Can you provide exact details about how to reproduce this issue? Were you able to reproduce this issue using sample application from SDK?

Thanks.

Unclear what exactly is going on. We are using NVDEC with the old multithreaded pattern, where frames are throttled on parser input, rather than by backpressure in pfnDisplayPicture, with deferred transfer to host outside of pfnDisplayPicture. Also heavy multi threading, multi-GPU, and multiple concurrent 4k streams per GPU.

Anyway, it doesn’t look as if the memory is leaking in any part belonging to NVDEC itself, but rather allocations made with “cuMemHostAlloc(xxx, xxx, CU_MEMHOSTALLOC_DEVICEMAP)” started leaking despite being free’d with “cuMemFreeHost(xxx)”, including proper synchronization of in-flight streams.

I’m at loss why his started happening now, just started happening from that specific driver release onwards.
I already have double checked for possible leaks on our end, but none to be found. I have yet to completely verify that all of the post processing cuda kernels are properly safeguarded against overflows for unexpected “CUVIDPROCPARAMS” values.

Potential suspect, “cuMemHostAlloc(xxx, xxx, CU_MEMHOSTALLOC_DEVICEMAP)” / “cuMemFreeHost(xxx)” are being called concurrently from multiple threads on the same CUDA context, and also for multiple device context on different GPUs in parallel, while decoding and device to host copies are happening in parallel. We did encounter at least one Bluescreen due to a TDR watchdog violation in low level GDI allocation, so it’s quite possible that there is a regression in memory management.

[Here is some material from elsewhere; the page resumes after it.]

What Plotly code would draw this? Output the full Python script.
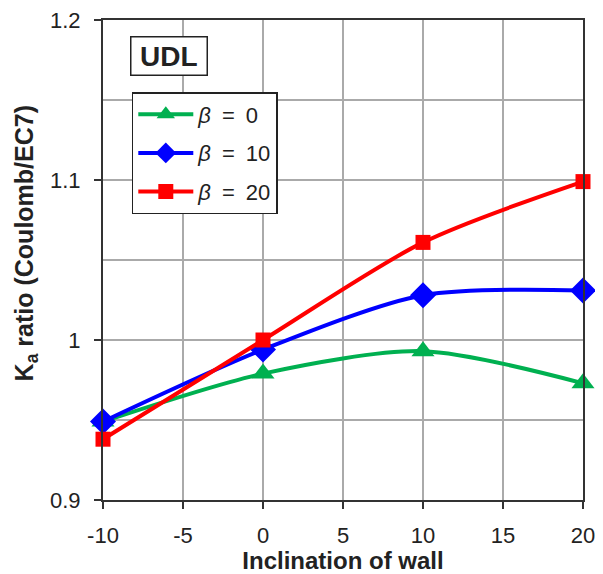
import plotly.graph_objects as go

inclination = [-10, 0, 10, 20]
beta0 = [0.949, 0.979, 0.993, 0.973]
beta10 = [0.949, 0.994, 1.028, 1.031]
beta20 = [0.938, 1.000, 1.061, 1.099]

x_ticks = [-10, -5, 0, 5, 10, 15, 20]
x_tick_text = ["-10", "-5", "0", "5", "10", "15", "20"]
y_ticks = [0.9, 1.0, 1.1, 1.2]
y_tick_text = ["0.9", "1", "1.1", "1.2"]

series = [
    ("<i>β</i>\u2002=\u20020", beta0, "#00B050", "triangle-up", 20),
    ("<i>β</i>\u2002=\u200210", beta10, "#0000FF", "diamond", 20),
    ("<i>β</i>\u2002=\u200220", beta20, "#FF0000", "square", 15),
]

FONT = "Liberation Sans, Arial, sans-serif"
TXT = "#222222"

fig = go.Figure()
for i, (name, vals, color, sym, size) in enumerate(series):
    fig.add_trace(go.Scatter(
        x=inclination, y=vals, name=name, mode="lines+markers",
        line=dict(color=color, width=4, shape="spline", smoothing=0.8),
        marker=dict(symbol=sym, size=size, color=color),
        legendgroup=str(i),
        cliponaxis=False,
    ))

# body has an 8px default margin in the page, so the figure is offset by 8px
fig.update_layout(
    width=595, height=566,
    margin=dict(l=95, r=20, t=12, b=74, autoexpand=False),
    paper_bgcolor="white", plot_bgcolor="white",
    font=dict(family=FONT, size=22, color=TXT),
    showlegend=True,
    legend=dict(
        x=0.06, y=0.85, xanchor="left", yanchor="top",
        bgcolor="white", bordercolor=TXT, borderwidth=1.5,
        font=dict(family=FONT, size=22, color=TXT),
        tracegroupgap=7, itemwidth=55,
    ),
    annotations=[
        dict(
            text="<b>\u2009UDL\u2009</b>", x=0.1385, y=0.925, xref="paper", yref="paper",
            xanchor="center", yanchor="middle", showarrow=False,
            font=dict(family=FONT, size=28, color=TXT),
            bordercolor=TXT, borderwidth=1.5, borderpad=3, bgcolor="white",
        ),
        dict(
            text="<b>K<sub>a</sub> ratio (Coulomb/EC7)</b>", x=-0.160, y=0.535,
            xref="paper", yref="paper", xanchor="center", yanchor="middle",
            textangle=-90, showarrow=False,
            font=dict(family=FONT, size=25, color=TXT),
        ),
    ],
)

fig.update_xaxes(
    range=[-10, 20], tickmode="array", tickvals=x_ticks, ticktext=x_tick_text,
    showgrid=True, gridcolor="#AAAAAA", gridwidth=1.5,
    showline=True, linecolor="#333", linewidth=2, mirror=True,
    ticks="outside", ticklen=7, tickwidth=2, tickcolor="#333",
    ticklabelstandoff=8, ticklabeloverflow="allow",
    zeroline=False, automargin=False,
    title=dict(text="<b>Inclination of wall</b>", font=dict(family=FONT, size=24, color=TXT), standoff=4),
    tickfont=dict(family=FONT, size=22, color=TXT),
)
fig.update_yaxes(
    range=[0.9, 1.2], tickmode="array", tickvals=y_ticks, ticktext=y_tick_text,
    showgrid=True, gridcolor="#AAAAAA", gridwidth=1.5,
    minor=dict(dtick=0.05, tick0=0.9, showgrid=True, gridcolor="#AAAAAA", gridwidth=1.5, ticks=""),
    showline=True, linecolor="#333", linewidth=2, mirror=True,
    ticks="outside", ticklen=7, tickwidth=2, tickcolor="#333",
    ticklabelstandoff=9, ticklabeloverflow="allow",
    zeroline=False, automargin=False,
    tickfont=dict(family=FONT, size=22, color=TXT),
)

fig.write_html("out.html")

PS: Issue doesn’t appears to be limited to Maxwell, but also occurs on Pascal and Turing GPUs, including Quadro cards. It’s not reliably reproducible on these systems though.

So, cuda-memcheck claims there is no leak, and neither a buffer overflow.
Yet there is an obvious leak, and the shared memory is actually released on releasing the primary device context.

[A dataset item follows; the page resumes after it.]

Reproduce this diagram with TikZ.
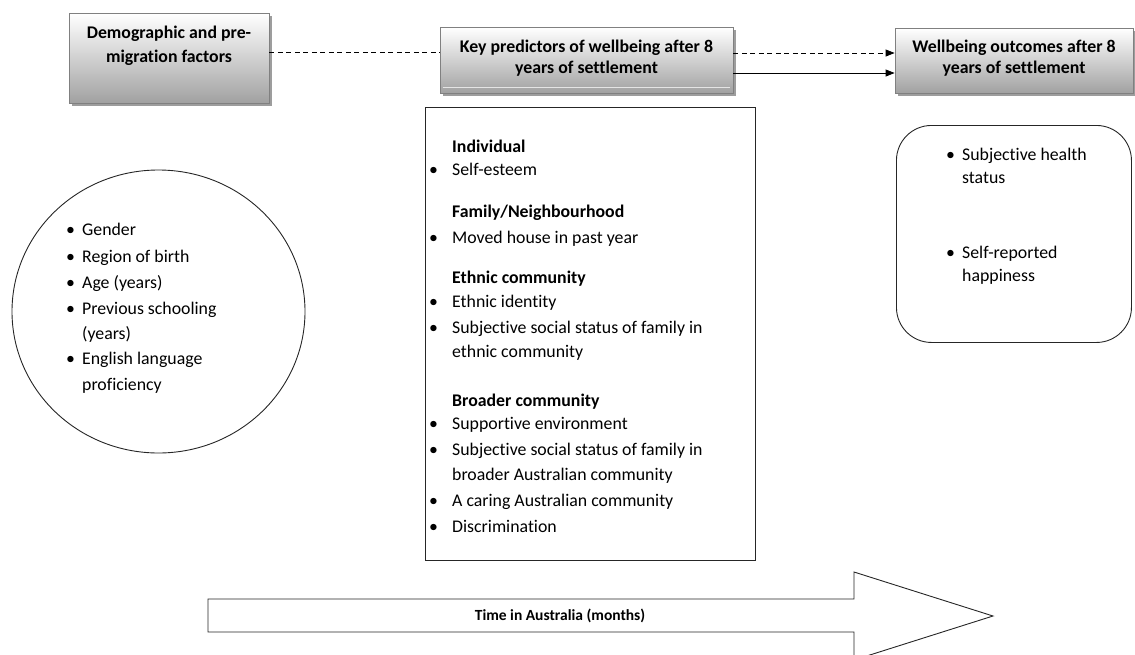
\documentclass[tikz,border=0pt]{standalone}
\usepackage{fontspec}
\setmainfont{Carlito}[Ligatures=NoCommon]
\usetikzlibrary{shapes.geometric,shadows,calc,arrows.meta}
\begin{document}
\begin{tikzpicture}[x=1pt,y=-1pt,
  fs/.style={font=\fontsize{17.8}{21}\selectfont},
  titlebox/.style={draw=black!50, line width=0.8pt, top color=white, bottom color=black!37,
    drop shadow={shadow xshift=3pt,shadow yshift=-3pt,fill=black!55,opacity=0.7},
    inner sep=0pt, anchor=north, font=\fontsize{17.8}{21}\selectfont\bfseries},
  tx/.style={anchor=base west, inner sep=0pt, fs},
  hd/.style={tx, font=\fontsize{17.8}{21}\selectfont\bfseries},
  frame/.style={draw=black!85, line width=0.9pt},
  link/.style={line width=0.8pt},
  dsh/.style={dash pattern=on 5pt off 3.5pt},
  tip/.style={-{Triangle[length=9pt,width=7pt]}}
]
\useasboundingbox (0,0) rectangle (1135,654);

% title boxes
\node[titlebox, minimum width=200pt, text height=25pt, text depth=65pt] (b1) at (169,13)
  {\begin{tabular}[t]{@{}c@{}}Demographic and pre-\\[3pt]migration factors\end{tabular}};
\node[titlebox, minimum width=293pt, text height=25pt, text depth=41pt] (b2) at (586.5,27)
  {\begin{tabular}[t]{@{}c@{}}Key predictors of wellbeing after 8\\years of settlement\end{tabular}};
\node[titlebox, minimum width=238pt, text height=24pt, text depth=41pt] (b3) at (1014,28)
  {\begin{tabular}[t]{@{}c@{}}Wellbeing outcomes after 8\\years of settlement\end{tabular}};
\draw[white!80!gray, line width=0.8pt] ($(b2.south west)+(3,-6)$) -- ($(b2.south east)+(-3,-6)$);

% connectors
\coordinate (d1) at ($(b1.north east)+(0,39)$);
\coordinate (d2) at ($(b2.north east)+(0,26)$);
\coordinate (d3) at ($(b2.north east)+(0,46)$);
\draw[link, dsh] (d1) -- (d1 -| b2.west);
\draw[link, dsh, tip] (d2) -- (d2 -| b3.west);
\draw[link, tip] (d3) -- (d3 -| b3.west);

% containers
\node[frame, minimum width=330pt, minimum height=453pt, anchor=north west, inner sep=0pt] (mid) at (425,107) {};
\node[frame, ellipse, minimum width=293pt, minimum height=283pt, inner sep=0pt] (circ) at (158.5,311.5) {};
\node[frame, rounded corners=35pt, minimum width=235pt, minimum height=217pt, anchor=north west, inner sep=0pt] (out) at (896,125) {};

% middle box text
\node[hd] (h1) at (452,152) {Individual};
\node[tx] (mb1) at (429,175) {\textbullet};
\node[tx] (m1) at (452,175) {Self-esteem};
\node[hd] (h2) at (452,217) {Family/Neighbourhood};
\node[tx] (mb2) at (429,243) {\textbullet};
\node[tx] (m2) at (452,243) {Moved house in past year};
\node[hd] (h3) at (452,283) {Ethnic community};
\node[tx] (mb3) at (429,307) {\textbullet};
\node[tx] (m3) at (452,307) {Ethnic identity};
\node[tx] (mb4) at (429,333) {\textbullet};
\node[tx] (m4) at (452,333) {Subjective social status of family in};
\node[tx] (m4b) at (452,357) {ethnic community};
\node[hd] (h4) at (452,406) {Broader community};
\node[tx] (mb5) at (429,429) {\textbullet};
\node[tx] (m5) at (452,429) {Supportive environment};
\node[tx] (mb6) at (429,455) {\textbullet};
\node[tx] (m6) at (452,455) {Subjective social status of family in};
\node[tx] (m6b) at (452,480) {broader Australian community};
\node[tx] (mb7) at (429,506) {\textbullet};
\node[tx] (m7) at (452,506) {A caring Australian community};
\node[tx] (mb8) at (429,532) {\textbullet};
\node[tx] (m8) at (452,532) {Discrimination};

% circle text
\node[tx] (cb1) at (66,235) {\textbullet};
\node[tx] (c1) at (82,235) {Gender};
\node[tx] (cb2) at (66,262) {\textbullet};
\node[tx] (c2) at (82,262) {Region of birth};
\node[tx] (cb3) at (66,288) {\textbullet};
\node[tx] (c3) at (82,288) {Age (years)};
\node[tx] (cb4) at (66,314) {\textbullet};
\node[tx] (c4) at (82,314) {Previous schooling};
\node[tx] (c4b) at (82,339) {(years)};
\node[tx] (cb5) at (66,364) {\textbullet};
\node[tx] (c5) at (82,364) {English language};
\node[tx] (c5b) at (82,390) {proficiency};

% outcome text
\node[tx] (ob1) at (946,160) {\textbullet};
\node[tx] (o1) at (962,160) {Subjective health};
\node[tx] (o1b) at (962,183) {status};
\node[tx] (ob2) at (946,258) {\textbullet};
\node[tx] (o2) at (962,258) {Self-reported};
\node[tx] (o2b) at (962,281) {happiness};

% time arrow
\draw[frame] (208,599) -- (854,599) -- (854,572) -- (993,616) -- (854,660) -- (854,632) -- (208,632) -- cycle;
\node[font=\fontsize{15.5}{18}\selectfont\bfseries, inner sep=0pt] (time) at (560,616) {Time in Australia (months)};
\end{tikzpicture}
\end{document}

Switching “cuMemHostAlloc” / “cuMemFreeHost” for “malloc + cuMemHostRegister” / “cuMemHostUnregister + free” did not make any difference.

“cuMemHostRegister + cuMemHostUnregister” in isolation, on an IDLE GPU are working reliably. It appears as if “cuMemHostUnregister” starts failing (silently) only when the GPUs are not idling.

How did you understand that there is a memory leak if cuda-memcheck did not show it?
Please give us a minimal working and leaking copy of you code… Really!

Minimal example: https://gist.github.com/Ext3h/b037506884826f5a50e96e6f82647576

Doesn’t even involve nvcodec. Just calling cuMemHostRegister / cuMemHostUnregister concurrently is enough to trigger the leak with that driver.

The leak can be tracked via “\GPU Adapter Memory(hwid)\Shared Usage” winperf performance counter.
Respectively “\GPU Process Memory(pid_hwid)\Shared Usage” also correctly attributes the leaked shared memory to the test runner.
At 8GB combined usage over all NVidia GPUs in the system, driver API starts bailing out with CUDA_ERROR_OUT_OF_MEMORY. Or bluescreen right away, when unlucky.

On multi GPU system with Maxwell GPUs with these driver versions, it’s reaching 8GB limit within a second.
Pascal GPU for reference stays within the expected 512MB (plus overhead) peak shared memory usage. (Even though there is a rare heap corruption happening somewhere.)

Is that still leaking? In that case we need to escalate this.

Yes, it’s still leaking as far as I know, at least unless I missed some hotfix last week.

Issue is “in progress” in ticket #2762823, and turned out to be deterministic. A simple “shared memory is registered with all present GPUs, regardless of flags, but only unregistered for exactly one GPU, also regardless of flags”. Guaranteed to be missed by QA when they are only testing single GPU systems.